O maior de nossos problemas sociais é a pobreza que atinge a negritude no Brasil, como se infere dos dados apresentados pelo jornalista e historiador Laurentino Gomes, no primeiro volume de sua trilogia sobre a escravidão. É tão antiga quanto a Abolição da Escravatura a percepção de que a liberdade formal dos negros não se fez acompanhar de conquistas materiais, indispensáveis ao exercício de uma cidadania plena, que é a epítome da liberdade que floresce no seio da sociedade civil. Segundo a historiadora grega, radicada na Bahia, Kátia Queiroz Mattoso (1931-2011), em sua tese de doutorado na Sorbonne, publicada em livro como Bahia, Século XIX, Uma Província no Império, o bem-estar material dos escravos baianos era superior ao da maioria dos negros brasileiros no último quartel do Século XX, prova inquestionável da continuidade da opressão, alimentada pelo discurso irresponsável do populismo da esquerda e da direita.

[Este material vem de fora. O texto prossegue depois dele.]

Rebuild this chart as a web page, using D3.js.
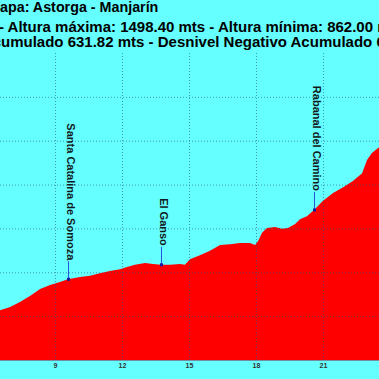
<!DOCTYPE html>
<html><head><meta charset="utf-8">
<script src="https://cdn.jsdelivr.net/npm/d3@7"></script>
<style>html,body{margin:0;padding:0;background:#66ffff;overflow:hidden}svg{display:block}</style>
</head><body><svg id="c" width="379" height="379"></svg>
<script>
// Distance (km) and elevation (m) read from the profile
const km = [6.5, 6.99, 7.43, 7.88, 8.33, 8.78, 9.22, 9.58, 10.12, 10.57, 11.01, 11.46, 11.91, 12.22, 12.58, 13.03, 13.39, 13.75, 14.15, 14.6, 14.82, 15.04, 15.49, 15.94, 16.39, 16.84, 17.28, 17.73, 17.96, 18.09, 18.27, 18.49, 18.85, 19.16, 19.43, 19.75, 19.97, 20.28, 20.6, 21.0, 21.45, 21.9, 22.34, 22.75, 22.97, 23.19, 23.55];
const elevation = [913, 921, 932, 946, 962, 971, 978, 984, 989, 992, 998, 1003, 1007, 1012, 1017, 1021, 1019, 1017, 1017, 1019, 1017, 1030, 1039, 1049, 1062, 1064, 1067, 1067, 1062, 1071, 1090, 1101, 1103, 1099, 1101, 1110, 1121, 1128, 1142, 1163, 1181, 1194, 1208, 1226, 1256, 1272, 1287];
const xTicks = [9, 12, 15, 18, 21];
const yGrid = [900, 1000, 1100, 1200, 1300, 1400];
const towns = ["Santa Catalina de Somoza", "El Ganso", "Rabanal del Camino"];
const townKm = [9.58, 13.75, 20.6];
const townElev = [984, 1017, 1142];
const titlePrefixes = ["Et", "", "Desnivel Positivo Ac"];
const titleLines = ["Etapa: Astorga - Manjarín",
  "- Altura máxima: 1498.40 mts - Altura mínima: 862.00 mts",
  "Desnivel Positivo Acumulado 631.82 mts - Desnivel Negativo Acumulado 6"];

const W = 379, H = 379;
const svg = d3.select("#c");
const x = d3.scaleLinear().domain([9, 21]).range([55, 323]);
const y = d3.scaleLinear().domain([800, 1500]).range([360, 53]);
const FONT = "'Liberation Sans', Arial, Helvetica, sans-serif";

svg.append("rect").attr("width", W).attr("height", H).attr("fill", "#66ffff");

const data = km.map((k, i) => ({k, e: elevation[i]}));
const area = d3.area().x(d => x(d.k)).y0(y(800)).y1(d => y(d.e));
svg.append("path").datum(data).attr("d", area).attr("fill", "#ff0000");

// grid via axes
const gx = svg.append("g").attr("transform", `translate(0,${y(800)})`)
  .call(d3.axisBottom(x).tickValues(xTicks).tickSize(-(y(800) - y(1500))).tickPadding(3).tickFormat(d3.format("d")));
const gy = svg.append("g").attr("transform", "translate(0,0)")
  .call(d3.axisLeft(y).tickValues(yGrid).tickSize(-W).tickFormat(""));
[gx, gy].forEach(g => {
  g.select(".domain").remove();
  g.selectAll(".tick line").attr("stroke", "#225588").attr("stroke-opacity", 0.6).attr("stroke-dasharray", "1,2");
});
gx.selectAll(".tick text").attr("font-family", FONT).attr("font-size", 7).attr("font-weight", "bold").attr("fill", "#333");
svg.append("line").attr("x1", 0).attr("x2", W).attr("y1", y(800) + 0.5).attr("y2", y(800) + 0.5)
  .attr("stroke", "#7a4060").attr("stroke-opacity", 0.6);

// town markers
towns.forEach((t, i) => {
  const px = Math.round(x(townKm[i])) + 0.5, py = y(townElev[i]);
  svg.append("line").attr("x1", px).attr("x2", px).attr("y1", py).attr("y2", py - 18)
    .attr("stroke", "#2255dd").attr("stroke-width", 1);
  svg.append("rect").attr("x", px - 1.5).attr("y", py - 1.5).attr("width", 3).attr("height", 3).attr("fill", "#1a1a99");
  svg.append("text").attr("transform", `translate(${px - 1.5},${py - 19}) rotate(90)`)
    .attr("text-anchor", "end").attr("font-family", FONT).attr("font-weight", "bold")
    .attr("font-size", 11).attr("fill", "#101820").text(t);
});

// title lines (partly outside the visible window, as in the reference)
const baselines = [12, 32, 47];
const starts = [0, -1, 1];
const sizes = [14.3, 15, 15];
titleLines.forEach((s, i) => {
  const t = svg.append("text").attr("y", baselines[i]).attr("font-family", FONT)
    .attr("font-weight", "bold").attr("font-size", sizes[i]).attr("fill", "#000").text(s);
  const pw = titlePrefixes[i].length ? t.node().getSubStringLength(0, titlePrefixes[i].length) : 0;
  t.attr("x", starts[i] - pw);
});
</script></body></html>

Com uma participação de 54% na população brasileira, incluídos mulatos e mestiços, os negros comparecem com 71% dos mortos por homicídio, enquanto é de 78% o seu percentual na formação dos 10% mais pobres do País, ao tempo em que é de, apenas, 18% sua presença no seleto time dos 1% mais ricos. Como dado revelador do papel da educação na prosperidade dos povos e das pessoas, é superior a 22% o número de brancos com doze ou mais anos de escolaridade, percentual que cai para abaixo de 10% de negros nesse nível. Reversamente, enquanto 10% dos negros são analfabetos, os brancos representam a metade desse percentual em semelhante estado de penúria intelectual. Não é de estranhar que o percentual de negros desempregados seja 50% superior ao de brancos. Os desníveis salariais são ainda mais gritantes. Enquanto a média salarial dos brancos é de R$2.814,00, a dos negros cai 80%, para R$1.570,00.
O desequilíbrio continua no plano do ensino superior. Ao fim da primeira década do terceiro milênio, apesar de comparecerem com cerca de 30% dos estudantes de mestrado e doutorado, os negros participavam com menos de 0,5% do total dos doutores nas diferentes áreas do saber, e com menos de 2% dos professores da USP-Universidade de São Paulo! Os reflexos no exercício das profissões mais prestigiadas são inevitáveis: 10% dos engenheiros; 21% dos advogados; 17% dos veterinários; 12% dos pilotos de aeronaves; 11% dos professores de Medicina. Nos 50 anos transcorridos entre 1965 e 2015, apenas 10% dos livros publicados por brasileiros foram de escritores negros. Por outro lado, na população de encarcerados, os negros comparecem com 75%, número 40% superior à cota que proporcionalmente lhes caberia, nessa estatística macabra. Como consectário natural desse quadro de gritantes desigualdades, os negros representam a grande maioria dos que vivem em ambientes carentes da infraestrutura material mínima para o saudável exercício da cidadania, como habitação decente, saneamento básico, energia, segurança, educação e atendimento médico. Na representatividade política, a desvantagem dos negros segue o mesmo padrão: não chegou a 4% o número dos eleitos para o Legislativo, nas eleições gerais de 2018, apenas, 65, entre 1.626. Na relação das 500 maiores empresas brasileiras, apenas 4,7% dos postos de comando e 6,3% das posições gerenciais pertencem a negros. A começar pelo Supremo Tribunal Federal, onde Joaquim Barbosa figurou como exceção, a presença de negros nos tribunais superiores brasileiros, como nos tribunais regionais e estaduais, constitui marcante exceção.
Desejamos acentuar que os negros continuam oprimidos, acima de tudo, porque a ascensão social pela educação não tem sido o elemento de proa de sua epopeia dolorosa, e que a mera denúncia repetitiva dos maus tratos sofridos, com a exigência da necessária punição dos infratores, não tem melhorado sua posição na escala social, 131 anos decorridos da Abolição.
Só educação de qualidade é capaz de modificar esse panorama que o populismo estratifica.